Last week, BloombergMarkets reported that Anil Agarwal - the founder and controlling shareholder in Indian resource giant Vedanta Resources Plc. - paid $2.5 billion for 13 percent stake in Anglo American, a transaction that immediately made him Anglo’s second-biggest shareholder. At the time, Bloomberg reported that he has no intention of behaving like an activist investor: “At the moment, I’ve come in purely as an investor on my personal capacity and that is the intention,” said Agarwal. “We’ve never been an activist. We’re purely an investor and we are going to support the management.” Bloomberg said his,"ultimate intentions ... remain unclear." Today, his intentions may have become a bit clearer.

As businessfortnight.com reports after an interview on the sidelines of the Global Natural Resources Conclave, "Vedanta Resources Plc.’s founder and group chairman Anil Agarwal plans to leverage his association with Anglo American Plc. to persuade the British miner to set up businesses ranging from fertilizer production to diamond mining in India." They quote Agarwal as saying, "We are now looking at this work (the stake acquisition) that we have done as strategically being very important for India. We have focused on the fact that it (De Beers) is the largest global producer of diamonds and we (India) are the largest polisher of diamonds. We want all the diamonds to come to India. Secondly, India has enough diamond reserves.

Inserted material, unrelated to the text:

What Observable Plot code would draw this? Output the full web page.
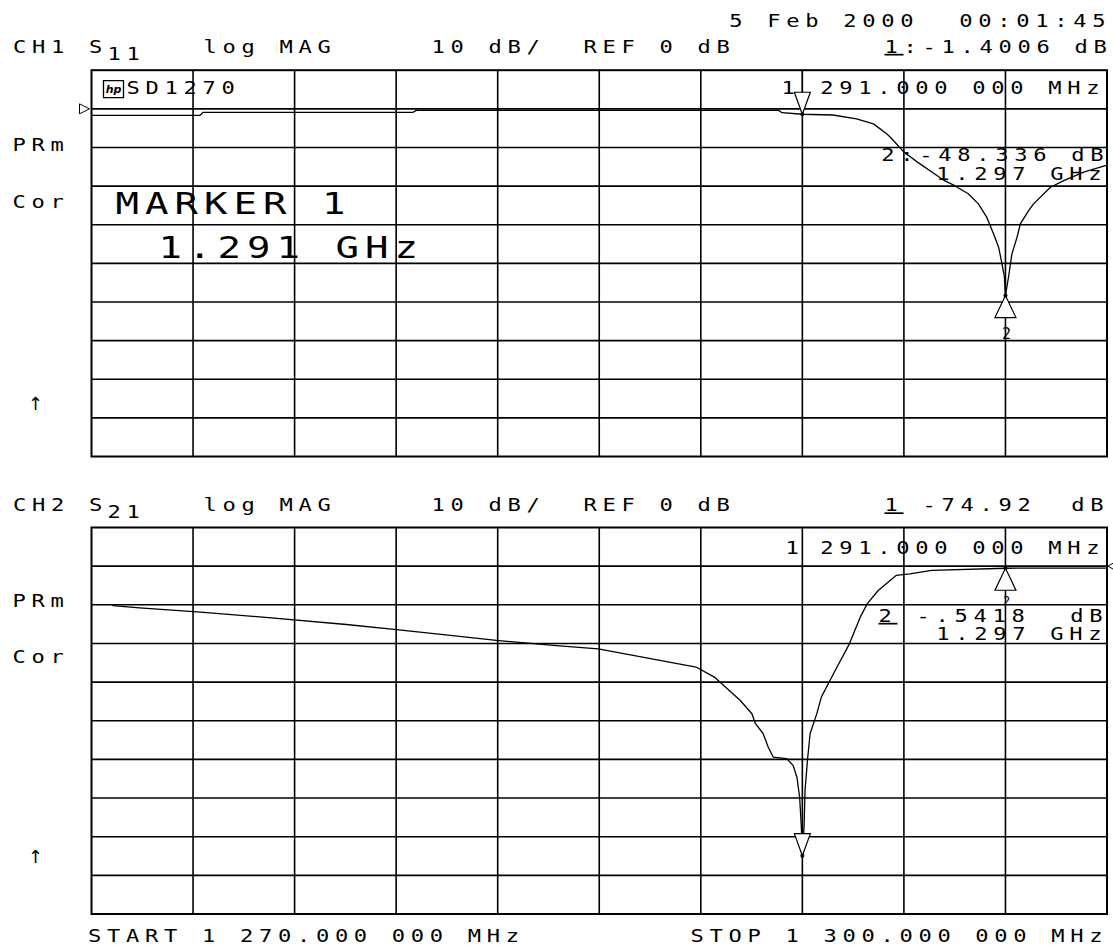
<!DOCTYPE html>
<html><head><meta charset="utf-8">
<script src="https://cdn.jsdelivr.net/npm/d3@7"></script>
<script src="https://cdn.jsdelivr.net/npm/@observablehq/plot@0.6"></script>
<style>
html,body{margin:0;padding:0;background:#fff;}
#wrap{position:relative;width:1113px;height:949px;overflow:hidden;background:#fff;}
#wrap svg{position:absolute;left:0;}
g[font-size="17.01"] text{text-decoration:underline;}
</style></head><body><div id="wrap"></div>
<script>
// ---------------- data ----------------
const freqTicks = [1270,1273,1276,1279,1282,1285,1288,1291,1294,1297,1300];
const dbTicks = [10,0,-10,-20,-30,-40,-50,-60,-70,-80,-90];
const refLevel = [0];

const s11Freq = [1270.0,1273.2,1273.3,1279.5,1279.6,1290.3,1290.4,1291.0,1291.9,1292.6,1293.1,1293.5,1293.65,1294.0,1294.4,1294.9,1295.2,1295.5,1295.9,1296.2,1296.45,1296.65,1296.8,1296.9,1296.97,1297.0,1297.09,1297.19,1297.34,1297.44,1297.69,1297.83,1298.33,1298.72,1299.31,1300.0];
const s11Db = [-1.7,-1.7,-0.9,-0.9,-0.4,-0.4,-1.0,-1.4,-1.6,-2.6,-3.9,-6.5,-7.8,-11.2,-13.8,-16.8,-18.6,-19.9,-22.0,-24.6,-28.1,-32.4,-35.9,-40.2,-43.6,-48.3,-43.6,-37.6,-33.3,-29.8,-26.3,-24.6,-20.3,-18.6,-16.4,-14.6];

const s21Freq = [1270.63,1271.42,1273.22,1275.23,1277.53,1279.01,1280.60,1281.96,1283.64,1284.97,1287.86,1288.40,1289.16,1289.51,1289.61,1289.84,1289.99,1290.14,1290.54,1290.73,1290.84,1290.92,1290.97,1291.00,1291.05,1291.08,1291.15,1291.23,1291.43,1291.56,1291.97,1292.39,1292.71,1292.92,1293.24,1293.77,1294.18,1294.82,1297.0,1300.0];
const s21Db = [-10.2,-10.8,-11.9,-13.3,-15.1,-16.4,-17.9,-19.2,-20.5,-21.4,-26.1,-28.7,-34.7,-38.2,-40.7,-43.3,-46.8,-49.4,-49.8,-51.6,-54.6,-59.8,-67.5,-74.92,-67.5,-58.0,-50.3,-43.3,-38.1,-33.9,-27.0,-20.1,-13.2,-9.7,-6.3,-2.4,-2.0,-1.1,-0.54,-0.5];

const markerFreq = [1291, 1297];
const s11MarkerDb = [-1.4006, -48.336];
const s21MarkerDb = [-74.92, -0.5418];

const dateText = ["5 Feb 2000", "00:01:45"];
const ch1Header = ["CH1 S", "11", "log MAG", "10 dB/", "REF 0 dB", "1", ":-1.4006 dB"];
const ch2Header = ["CH2 S", "21", "log MAG", "10 dB/", "REF 0 dB", "1", "-74.92", "dB"];
const sideLabels = ["PRm", "Cor", "\u2191"];
const ch1Texts = ["hp", "SD1270", "1", "291.000 000 MHz", "MARKER 1", "1.291 GHz", "2:-48.336 dB", "1.297 GHz", "2"];
const ch2Texts = ["1", "291.000 000 MHz", "2", "-.5418", "dB", "1.297 GHz", "2"];
const sweepText = ["START 1 270.000 000 MHz", "STOP 1 300.000 000 MHz"];

// ---------------- helpers ----------------
const W = 1113, ML = 91, MR = 6.5;
// per font size: horizontal stretch and letter spacing (local units) -> pitch 19 px / 29.5 px
const FONT = {17: {sx: 1.3, ls: 4.38}, 17.01: {sx: 1.3, ls: 4.38}, 30: {sx: 1.3, ls: 4.63}};
const triDown = {draw(c){ c.moveTo(0,0); c.lineTo(-8,-22); c.lineTo(8,-22); c.closePath(); }};
const triUp = {draw(c){ c.moveTo(0,0); c.lineTo(-10.5,22); c.lineTo(10.5,22); c.closePath(); }};
const refLeft = {draw(c){ c.moveTo(-2,0); c.lineTo(-12,-5); c.lineTo(-12,5); c.closePath(); }};
const refRight = {draw(c){ c.moveTo(1,0); c.lineTo(7,-3.5); c.lineTo(7,3.5); c.closePath(); }};
const logoBox = {draw(c){ c.rect(12, 10.5, 20, 17); }};

function texter(frameTop) {
  return (s, x, y, o = {}) => {
    const size = o.size ?? 17;
    const anchor = o.anchor ?? "start";
    const f = FONT[size];
    const adv = f ? f.ls * f.sx : 0;
    return Plot.text([s], {
      frameAnchor: "top-left",
      dx: x - ML + (anchor === "end" ? adv : anchor === "middle" ? adv / 2 : 0),
      dy: y - frameTop,
      textAnchor: anchor, lineAnchor: "middle",
      fontSize: size, fill: "black",
      fontFamily: o.family ?? "DejaVu Sans Mono",
      fontStyle: o.style, fontWeight: o.weight
    });
  };
}

function widen(svg) {
  svg.querySelectorAll("g[font-size]").forEach(g => {
    const f = FONT[+g.getAttribute("font-size")];
    if (!f) return;
    g.querySelectorAll("text").forEach(t => {
      t.setAttribute("letter-spacing", f.ls + "px");
      t.setAttribute("transform", (t.getAttribute("transform") || "") + ` scale(${f.sx},1)`);
    });
  });
  return svg;
}

function basePlot(height, mt, mb, marks) {
  return widen(Plot.plot({
    width: W, height, marginLeft: ML, marginRight: MR, marginTop: mt, marginBottom: mb,
    x: {domain: [1270, 1300], axis: null},
    y: {domain: [-90, 10], axis: null},
    style: {fontFamily: "DejaVu Sans Mono", background: "white", overflow: "visible"},
    marks: [
      Plot.ruleX(freqTicks.slice(1, -1), {stroke: "black", strokeWidth: 1.6}),
      Plot.ruleY(dbTicks.slice(1, -1), {stroke: "black", strokeWidth: 1.6}),
      Plot.frame({stroke: "black", strokeWidth: 2}),
      ...marks
    ]
  }));
}

const wrap = document.getElementById("wrap");

// ---------------- top panel (CH1 S11) ----------------
{
  const top = 0, H = 480, frameTop = 69.7, frameBottom = 456;
  const T = texter(frameTop);
  const s11 = s11Freq.map((f, i) => ({f, db: s11Db[i]}));
  const mk = markerFreq.map((f, i) => ({f, db: s11MarkerDb[i]}));
  const svg = basePlot(H, frameTop - top, top + H - frameBottom, [
    Plot.line(s11, {x: "f", y: "db", stroke: "black", strokeWidth: 1.3}),
    Plot.dot(refLevel, {x: () => freqTicks[0], y: d => d, symbol: refLeft, r: 5, stroke: "black", fill: "white", strokeWidth: 1}),
    Plot.dot([0], {x: () => freqTicks[0], y: () => dbTicks[0], symbol: logoBox, r: 5, stroke: "black", fill: "none", strokeWidth: 1.3}),
    Plot.ruleX([mk[0]], {x: "f", y1: "db", y2: () => dbTicks[0], insetTop: -5, stroke: "black", strokeWidth: 1.3}),
    Plot.dot([mk[0]], {x: "f", y: "db", symbol: triDown, r: 8, stroke: "black", fill: "white", strokeWidth: 1.2}),
    Plot.dot([mk[1]], {x: "f", y: "db", symbol: triUp, r: 8, stroke: "black", fill: "white", strokeWidth: 1.2}),
    Plot.dot(mk, {x: "f", y: "db", r: 2, fill: "black"}),
    T(dateText[0], 913, 21, {anchor: "end"}),
    T(dateText[1], 1105, 21, {anchor: "end"}),
    T(ch1Header[0], 12.5, 47),
    T(ch1Header[1], 107, 54),
    T(ch1Header[2], 203, 47),
    T(ch1Header[3], 431, 47),
    T(ch1Header[4], 583, 47),
    T(ch1Header[5], 884, 47, {size: 17.01}),
    T(ch1Header[6], 903, 47),
    T(ch1Texts[0], 113, 89, {anchor: "middle", size: 11, style: "italic", weight: "bold", family: "DejaVu Sans"}),
    T(ch1Texts[1], 126, 88),
    T(ch1Texts[2], 781, 88),
    T(ch1Texts[3], 1099, 88, {anchor: "end"}),
    T(sideLabels[0], 12, 145),
    T(sideLabels[1], 12, 202),
    T(sideLabels[2], 35, 404, {anchor: "middle", size: 18, family: "DejaVu Sans"}),
    T(ch1Texts[4], 115, 204, {size: 30}),
    T(ch1Texts[5], 158, 248, {size: 30}),
    T(ch1Texts[6], 1103, 155, {anchor: "end"}),
    T(ch1Texts[7], 1101, 174, {anchor: "end"}),
    T(ch1Texts[8], 1006, 334, {anchor: "middle", size: 15})
  ]);
  svg.style.top = top + "px";
  wrap.appendChild(svg);
}

// ---------------- bottom panel (CH2 S21) ----------------
{
  const top = 480, H = 469, frameTop = 527, frameBottom = 913.5;
  const T = texter(frameTop);
  const s21 = s21Freq.map((f, i) => ({f, db: s21Db[i]}));
  const mk = markerFreq.map((f, i) => ({f, db: s21MarkerDb[i]}));
  const svg = basePlot(H, frameTop - top, top + H - frameBottom, [
    Plot.line(s21, {x: "f", y: "db", stroke: "black", strokeWidth: 1.3}),
    Plot.dot(refLevel, {x: () => freqTicks[freqTicks.length - 1], y: d => d, symbol: refRight, r: 4, stroke: "black", fill: "white", strokeWidth: 1}),
    Plot.dot([mk[0]], {x: "f", y: "db", symbol: triDown, r: 8, stroke: "black", fill: "white", strokeWidth: 1.2}),
    Plot.dot([mk[1]], {x: "f", y: "db", symbol: triUp, r: 8, stroke: "black", fill: "white", strokeWidth: 1.2}),
    Plot.dot(mk, {x: "f", y: "db", r: 2, fill: "black"}),
    T(ch2Header[0], 12.5, 505.5),
    T(ch2Header[1], 107, 512.5),
    T(ch2Header[2], 203, 505.5),
    T(ch2Header[3], 431, 505.5),
    T(ch2Header[4], 583, 505.5),
    T(ch2Header[5], 884, 505.5, {size: 17.01}),
    T(ch2Header[6], 922, 505.5),
    T(ch2Header[7], 1103, 505.5, {anchor: "end"}),
    T(ch2Texts[0], 785, 548),
    T(ch2Texts[1], 1099, 548, {anchor: "end"}),
    T(sideLabels[0], 12, 601),
    T(sideLabels[1], 12, 657),
    T(sideLabels[2], 35, 857, {anchor: "middle", size: 18, family: "DejaVu Sans"}),
    T(ch2Texts[2], 878, 616, {size: 17.01}),
    T(ch2Texts[3], 916, 616),
    T(ch2Texts[4], 1102, 616, {anchor: "end"}),
    T(ch2Texts[5], 1101, 634, {anchor: "end"}),
    T(ch2Texts[6], 1006, 601, {anchor: "middle", size: 12}),
    T(sweepText[0], 87.5, 936),
    T(sweepText[1], 690, 936)
  ]);
  svg.style.top = top + "px";
  wrap.appendChild(svg);
}
</script></body></html>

We will persuade them to produce diamonds in India,” said Agarwal. “We are a large shareholder in the company and they are also a friend of ours. So, we will speak with them."

Agarwal’s stake purchase in Anglo American came after the company last year spurned his offer to merge part of his mining business. On the off chance that the billionaire cannot 'pursuade' the miner to pursue diamond production in India, businessfortnight.com writes that Agarwal did not rule out acquiring a controlling stake in the firm, whose key assets include giant copper mines in Chile, iron ore operations in Brazil and South Africa and De Beers. And if his speech yesterday at the Global Natural Resource Conclave, where he called for, "building a new India by exploiting resources to create jobs for all and eradicate poverty on the back of consumption by 1.3 billion-strong population" is any indication, he just might do it.